[TO DO]
Retype, please, the listing from its opening line through the line that contains "solid_capstyle='round')", both included, without the pictures.

──────────────────────────────

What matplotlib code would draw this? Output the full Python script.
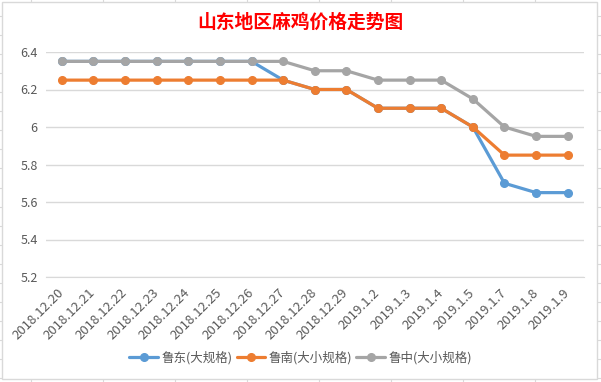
import matplotlib.pyplot as plt
import numpy as np
from matplotlib.patches import Rectangle
from matplotlib.lines import Line2D

plt.rcParams['font.family'] = ['Noto Sans CJK SC', 'DejaVu Sans']

dates = ['2018.12.20', '2018.12.21', '2018.12.22', '2018.12.23', '2018.12.24',
         '2018.12.25', '2018.12.26', '2018.12.27', '2018.12.28', '2018.12.29',
         '2019.1.2', '2019.1.3', '2019.1.4', '2019.1.5', '2019.1.7',
         '2019.1.8', '2019.1.9']

ludong = [6.35, 6.35, 6.35, 6.35, 6.35, 6.35, 6.35, 6.25, 6.2, 6.2,
          6.1, 6.1, 6.1, 6.0, 5.7, 5.65, 5.65]
lunan = [6.25, 6.25, 6.25, 6.25, 6.25, 6.25, 6.25, 6.25, 6.2, 6.2,
         6.1, 6.1, 6.1, 6.0, 5.85, 5.85, 5.85]
luzhong = [6.35, 6.35, 6.35, 6.35, 6.35, 6.35, 6.35, 6.35, 6.3, 6.3,
           6.25, 6.25, 6.25, 6.15, 6.0, 5.95, 5.95]

names = ['鲁东(大规格)', '鲁南(大小规格)', '鲁中(大小规格)']
colors = ['#5B9BD5', '#ED7D31', '#A5A5A5']

W, H = 601, 382
fig = plt.figure(figsize=(6.01, 3.82), dpi=100)

# spreadsheet cell grid behind the chart
grid_c = '#D9D9D9'
for gx in np.arange(30.7, W, 72):
    fig.add_artist(Line2D([gx / W] * 2, [0, 1], color=grid_c, lw=0.8, zorder=-3))
for gy in np.arange(15.8, H, 19.08):
    fig.add_artist(Line2D([0, 1], [1 - gy / H] * 2, color=grid_c, lw=0.8, zorder=-3))

# chart area
fig.add_artist(Rectangle((2 / W, 1 - 379 / H), 595 / W, 377 / H,
                         facecolor='white', edgecolor='#D9D9D9', lw=1.0, zorder=-2))

ax = fig.add_axes([46 / W, 1 - 277 / H, 537.5 / W, 225 / H])
ax.patch.set_alpha(0)
x = np.arange(len(dates))
series = [ludong, lunan, luzhong]
for vals, name, c in zip(series, names, colors):
    ax.plot(x, vals, color=c, lw=2.3, marker='o', ms=5.5, label=name,
            solid_capstyle='round')

ax.set_xlim(-0.5, len(dates) - 0.5)
ax.set_ylim(5.2, 6.4)
yt = [5.2, 5.4, 5.6, 5.8, 6.0, 6.2, 6.4]
ax.set_yticks(yt)
ax.set_yticklabels(['%g' % v for v in yt])
ax.grid(axis='y', color='#D9D9D9', lw=1)
ax.set_axisbelow(True)
for s in ['top', 'right', 'left']:
    ax.spines[s].set_visible(False)
ax.spines['bottom'].set_color('#D9D9D9')
ax.tick_params(axis='both', length=0, labelsize=9, colors='#595959')
ax.tick_params(axis='y', pad=6)
ax.set_xticks(x)
ax.set_xticklabels(dates, rotation=45, ha='right', va='center',
                   rotation_mode='anchor', fontsize=9.5)
ax.tick_params(axis='x', pad=10)

fig.text(0.5, 1 - 22 / H, '山东地区麻鸡价格走势图', color='#FF0000',
         fontsize=13.5, fontweight='bold', ha='center', va='center')

leg = fig.legend(loc='center', bbox_to_anchor=(0.5, 1 - 358 / H), ncol=3,
                 frameon=False, fontsize=9, handlelength=2.3,
                 columnspacing=0.35, handletextpad=0.25)
for t in leg.get_texts():
    t.set_color('#595959')

fig.savefig('out.png', dpi=100)
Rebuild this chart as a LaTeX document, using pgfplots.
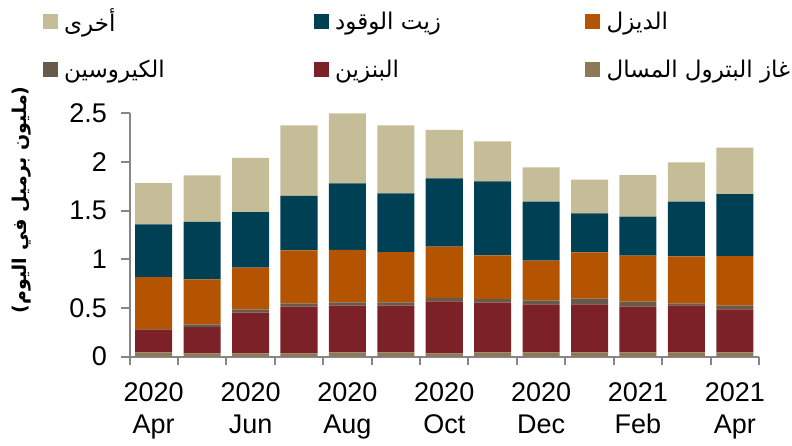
\documentclass[border=0pt]{standalone}
\usepackage{pgfplots}
\usepackage{pgfplotstable}
\pgfplotsset{compat=1.18}
\usepackage{fontspec}
\setmainfont{Liberation Sans}
\newfontfamily\arabicfont[Script=Arabic]{DejaVu Sans}
\TeXXeTstate=1

\definecolor{lpg}{RGB}{141,120,88}
\definecolor{gasoline}{RGB}{124,33,40}
\definecolor{kerosene}{RGB}{104,90,75}
\definecolor{diesel}{RGB}{181,84,0}
\definecolor{fueloil}{RGB}{0,64,84}
\definecolor{other}{RGB}{196,189,151}
\definecolor{axisgray}{RGB}{134,134,134}

\newcommand{\ar}[2][245pt]{\makebox[#1][l]{\arabicfont\beginR #2\endR}}

% million barrels per day, Apr 2020 .. Apr 2021
\pgfplotstableread{
x lpg   gas   ker   dsl   fuel  oth
0 0.045 0.232 0.005 0.535 0.541 0.424
1 0.034 0.271 0.027 0.463 0.589 0.479
2 0.034 0.418 0.034 0.428 0.572 0.555
3 0.034 0.480 0.034 0.544 0.559 0.726
4 0.045 0.479 0.034 0.538 0.685 0.719
5 0.045 0.479 0.034 0.517 0.603 0.699
6 0.034 0.534 0.035 0.527 0.702 0.497
7 0.045 0.510 0.037 0.449 0.760 0.411
8 0.045 0.493 0.041 0.407 0.606 0.353
9 0.045 0.493 0.058 0.476 0.401 0.345
10 0.045 0.469 0.051 0.473 0.400 0.428
11 0.045 0.482 0.021 0.483 0.561 0.405
12 0.045 0.441 0.038 0.510 0.637 0.476
}\data

\begin{document}
\begin{tikzpicture}
\useasboundingbox (0,0) rectangle (792pt,445pt);
\begin{axis}[
  at={(129.5pt,88.3pt)}, anchor=south west,
  scale only axis, width=629.5pt, height=243.4pt,
  ybar stacked, bar width=0.765,
  xmin=-0.5, xmax=12.5, ymin=0, ymax=2.5,
  ytick={0,0.5,...,2.5},
  xtick={0,2,...,12},
  xticklabels={2020\\Apr,2020\\Jun,2020\\Aug,2020\\Oct,2020\\Dec,2021\\Feb,2021\\Apr},
  minor xtick={-0.5,0.5,...,12.5},
  axis x line*=bottom, axis y line*=left,
  axis line style={-, axisgray, line width=2pt},
  tick align=outside,
  major tick length=8pt, minor tick length=8pt,
  major x tick style={draw=none},
  minor x tick style={axisgray, line width=2pt},
  major y tick style={axisgray, line width=2pt},
  /pgf/number format/assume math mode=true,
  ticklabel style={font=\fontsize{27}{32}\selectfont, black},
  xticklabel style={align=center, yshift=-14pt},
  yticklabel style={xshift=-11pt},
  legend image code/.code={\fill[#1] (0pt,-7.5pt) rectangle (15pt,7.5pt);},
  reverse legend,
  legend columns=3,
  legend style={at={(-0.1374,1.43)}, anchor=north west, draw=none, fill=none,
    font=\fontsize{23}{27}\selectfont, inner sep=0pt,
    row sep=27pt, column sep=0pt,
    nodes={inner sep=0pt, anchor=west},
    /tikz/every odd column/.append style={column sep=6pt}},
]
\addplot[fill=lpg, draw=none] table[x=x, y=lpg] {\data};
\addlegendentry{\ar[0pt]{غاز البترول المسال}}
\addplot[fill=gasoline, draw=none] table[x=x, y=gas] {\data};
\addlegendentry{\ar[250pt]{البنزين}}
\addplot[fill=kerosene, draw=none] table[x=x, y=ker] {\data};
\addlegendentry{\ar[250pt]{الكيروسين}}
\addplot[fill=diesel, draw=none] table[x=x, y=dsl] {\data};
\addlegendentry{\ar[0pt]{الديزل}}
\addplot[fill=fueloil, draw=none] table[x=x, y=fuel] {\data};
\addlegendentry{\ar[250pt]{زيت الوقود}}
\addplot[fill=other, draw=none] table[x=x, y=oth] {\data};
\addlegendentry{\ar[250pt]{أخرى}}
\end{axis}
\node[rotate=90, font=\arabicfont\bfseries\fontsize{19}{22}\selectfont] at (22pt,245pt)
  {\beginR(مليون برميل في اليوم)\endR};
\end{tikzpicture}
\end{document}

──────────────────────────────

[ANSWER TO THE PROBLEM]
What matplotlib code would draw this? Output the full Python script.
import matplotlib.pyplot as plt
import numpy as np
from matplotlib.patches import Rectangle
from matplotlib.lines import Line2D

plt.rcParams['font.family'] = ['Noto Sans CJK SC', 'DejaVu Sans']

dates = ['2018.12.20', '2018.12.21', '2018.12.22', '2018.12.23', '2018.12.24',
         '2018.12.25', '2018.12.26', '2018.12.27', '2018.12.28', '2018.12.29',
         '2019.1.2', '2019.1.3', '2019.1.4', '2019.1.5', '2019.1.7',
         '2019.1.8', '2019.1.9']

ludong = [6.35, 6.35, 6.35, 6.35, 6.35, 6.35, 6.35, 6.25, 6.2, 6.2,
          6.1, 6.1, 6.1, 6.0, 5.7, 5.65, 5.65]
lunan = [6.25, 6.25, 6.25, 6.25, 6.25, 6.25, 6.25, 6.25, 6.2, 6.2,
         6.1, 6.1, 6.1, 6.0, 5.85, 5.85, 5.85]
luzhong = [6.35, 6.35, 6.35, 6.35, 6.35, 6.35, 6.35, 6.35, 6.3, 6.3,
           6.25, 6.25, 6.25, 6.15, 6.0, 5.95, 5.95]

names = ['鲁东(大规格)', '鲁南(大小规格)', '鲁中(大小规格)']
colors = ['#5B9BD5', '#ED7D31', '#A5A5A5']

W, H = 601, 382
fig = plt.figure(figsize=(6.01, 3.82), dpi=100)

# spreadsheet cell grid behind the chart
grid_c = '#D9D9D9'
for gx in np.arange(30.7, W, 72):
    fig.add_artist(Line2D([gx / W] * 2, [0, 1], color=grid_c, lw=0.8, zorder=-3))
for gy in np.arange(15.8, H, 19.08):
    fig.add_artist(Line2D([0, 1], [1 - gy / H] * 2, color=grid_c, lw=0.8, zorder=-3))

# chart area
fig.add_artist(Rectangle((2 / W, 1 - 379 / H), 595 / W, 377 / H,
                         facecolor='white', edgecolor='#D9D9D9', lw=1.0, zorder=-2))

ax = fig.add_axes([46 / W, 1 - 277 / H, 537.5 / W, 225 / H])
ax.patch.set_alpha(0)
x = np.arange(len(dates))
series = [ludong, lunan, luzhong]
for vals, name, c in zip(series, names, colors):
    ax.plot(x, vals, color=c, lw=2.3, marker='o', ms=5.5, label=name,
            solid_capstyle='round')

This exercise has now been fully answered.